Work instructions: Quote the listing below in its entirety, omitting every image.

Data lines:
══════════════════════════════

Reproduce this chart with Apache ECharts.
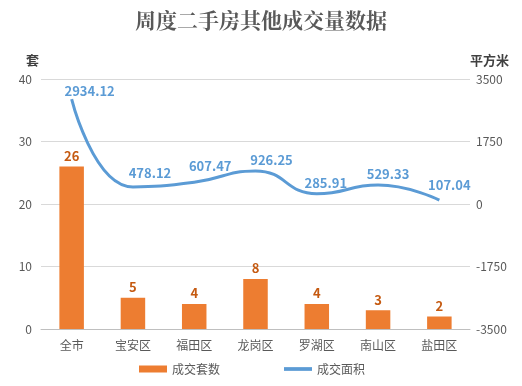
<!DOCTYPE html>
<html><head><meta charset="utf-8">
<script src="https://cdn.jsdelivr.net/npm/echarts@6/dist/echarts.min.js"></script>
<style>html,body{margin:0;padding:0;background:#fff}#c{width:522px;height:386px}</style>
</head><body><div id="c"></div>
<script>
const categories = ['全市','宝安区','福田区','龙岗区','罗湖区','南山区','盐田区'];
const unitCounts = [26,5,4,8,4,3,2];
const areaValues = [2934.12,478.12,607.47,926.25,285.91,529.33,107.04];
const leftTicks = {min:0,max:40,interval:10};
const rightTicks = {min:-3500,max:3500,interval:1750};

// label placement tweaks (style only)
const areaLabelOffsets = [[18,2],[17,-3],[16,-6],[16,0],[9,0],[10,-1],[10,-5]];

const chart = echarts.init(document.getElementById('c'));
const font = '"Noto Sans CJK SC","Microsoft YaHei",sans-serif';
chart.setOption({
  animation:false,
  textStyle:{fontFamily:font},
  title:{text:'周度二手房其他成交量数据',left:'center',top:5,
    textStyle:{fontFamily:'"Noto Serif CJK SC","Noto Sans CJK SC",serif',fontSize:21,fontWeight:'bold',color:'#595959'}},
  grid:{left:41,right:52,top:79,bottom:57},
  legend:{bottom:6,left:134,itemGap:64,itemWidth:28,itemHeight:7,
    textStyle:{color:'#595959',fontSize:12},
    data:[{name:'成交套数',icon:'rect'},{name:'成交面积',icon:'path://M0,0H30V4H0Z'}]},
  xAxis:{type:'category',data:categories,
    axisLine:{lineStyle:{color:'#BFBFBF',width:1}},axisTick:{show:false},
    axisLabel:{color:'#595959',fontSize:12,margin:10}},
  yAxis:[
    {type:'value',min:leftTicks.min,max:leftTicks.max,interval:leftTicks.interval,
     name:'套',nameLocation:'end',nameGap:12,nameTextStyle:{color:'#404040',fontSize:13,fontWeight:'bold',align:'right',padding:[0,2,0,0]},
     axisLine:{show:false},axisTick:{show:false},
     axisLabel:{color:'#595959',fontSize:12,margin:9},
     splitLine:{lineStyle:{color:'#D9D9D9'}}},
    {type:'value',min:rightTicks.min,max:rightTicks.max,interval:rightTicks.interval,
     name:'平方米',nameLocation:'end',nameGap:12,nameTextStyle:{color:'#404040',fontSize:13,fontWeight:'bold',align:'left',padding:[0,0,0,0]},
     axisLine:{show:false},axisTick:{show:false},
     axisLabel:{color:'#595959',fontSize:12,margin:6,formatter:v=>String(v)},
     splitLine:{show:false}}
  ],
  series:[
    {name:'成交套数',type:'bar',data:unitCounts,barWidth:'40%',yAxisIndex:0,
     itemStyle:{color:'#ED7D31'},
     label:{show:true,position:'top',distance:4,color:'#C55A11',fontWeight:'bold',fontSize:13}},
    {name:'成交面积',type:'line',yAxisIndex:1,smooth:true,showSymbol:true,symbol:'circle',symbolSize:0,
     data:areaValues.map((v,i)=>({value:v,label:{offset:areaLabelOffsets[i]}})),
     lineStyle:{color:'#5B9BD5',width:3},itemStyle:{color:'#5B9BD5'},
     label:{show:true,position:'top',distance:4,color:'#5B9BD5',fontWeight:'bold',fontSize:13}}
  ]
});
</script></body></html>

══════════════════════════════

Finished task:
Reproduce this chart with Apache ECharts.
<!DOCTYPE html>
<html><head><meta charset="utf-8">
<script src="https://cdn.jsdelivr.net/npm/echarts@6/dist/echarts.min.js"></script>
<style>html,body{margin:0;padding:0;background:#fff}#c{width:522px;height:386px}</style>
</head><body><div id="c"></div>
<script>
const categories = ['全市','宝安区','福田区','龙岗区','罗湖区','南山区','盐田区'];
const unitCounts = [26,5,4,8,4,3,2];
const areaValues = [2934.12,478.12,607.47,926.25,285.91,529.33,107.04];
const leftTicks = {min:0,max:40,interval:10};
const rightTicks = {min:-3500,max:3500,interval:1750};

// label placement tweaks (style only)
const areaLabelOffsets = [[18,2],[17,-3],[16,-6],[16,0],[9,0],[10,-1],[10,-5]];

const chart = echarts.init(document.getElementById('c'));
const font = '"Noto Sans CJK SC","Microsoft YaHei",sans-serif';
chart.setOption({
  animation:false,
  textStyle:{fontFamily:font},
  title:{text:'周度二手房其他成交量数据',left:'center',top:5,
    textStyle:{fontFamily:'"Noto Serif CJK SC","Noto Sans CJK SC",serif',fontSize:21,fontWeight:'bold',color:'#595959'}},
  grid:{left:41,right:52,top:79,bottom:57},
  legend:{bottom:6,left:134,itemGap:64,itemWidth:28,itemHeight:7,
    textStyle:{color:'#595959',fontSize:12},
    data:[{name:'成交套数',icon:'rect'},{name:'成交面积',icon:'path://M0,0H30V4H0Z'}]},
  xAxis:{type:'category',data:categories,
    axisLine:{lineStyle:{color:'#BFBFBF',width:1}},axisTick:{show:false},
    axisLabel:{color:'#595959',fontSize:12,margin:10}},
  yAxis:[
    {type:'value',min:leftTicks.min,max:leftTicks.max,interval:leftTicks.interval,
     name:'套',nameLocation:'end',nameGap:12,nameTextStyle:{color:'#404040',fontSize:13,fontWeight:'bold',align:'right',padding:[0,2,0,0]},
     axisLine:{show:false},axisTick:{show:false},
     axisLabel:{color:'#595959',fontSize:12,margin:9},
     splitLine:{lineStyle:{color:'#D9D9D9'}}},
    {type:'value',min:rightTicks.min,max:rightTicks.max,interval:rightTicks.interval,
     name:'平方米',nameLocation:'end',nameGap:12,nameTextStyle:{color:'#404040',fontSize:13,fontWeight:'bold',align:'left',padding:[0,0,0,0]},
     axisLine:{show:false},axisTick:{show:false},
     axisLabel:{color:'#595959',fontSize:12,margin:6,formatter:v=>String(v)},
     splitLine:{show:false}}
  ],
  series:[
    {name:'成交套数',type:'bar',data:unitCounts,barWidth:'40%',yAxisIndex:0,
     itemStyle:{color:'#ED7D31'},
     label:{show:true,position:'top',distance:4,color:'#C55A11',fontWeight:'bold',fontSize:13}},
    {name:'成交面积',type:'line',yAxisIndex:1,smooth:true,showSymbol:true,symbol:'circle',symbolSize:0,
     data:areaValues.map((v,i)=>({value:v,label:{offset:areaLabelOffsets[i]}})),
     lineStyle:{color:'#5B9BD5',width:3},itemStyle:{color:'#5B9BD5'},
     label:{show:true,position:'top',distance:4,color:'#5B9BD5',fontWeight:'bold',fontSize:13}}
  ]
});
</script></body></html>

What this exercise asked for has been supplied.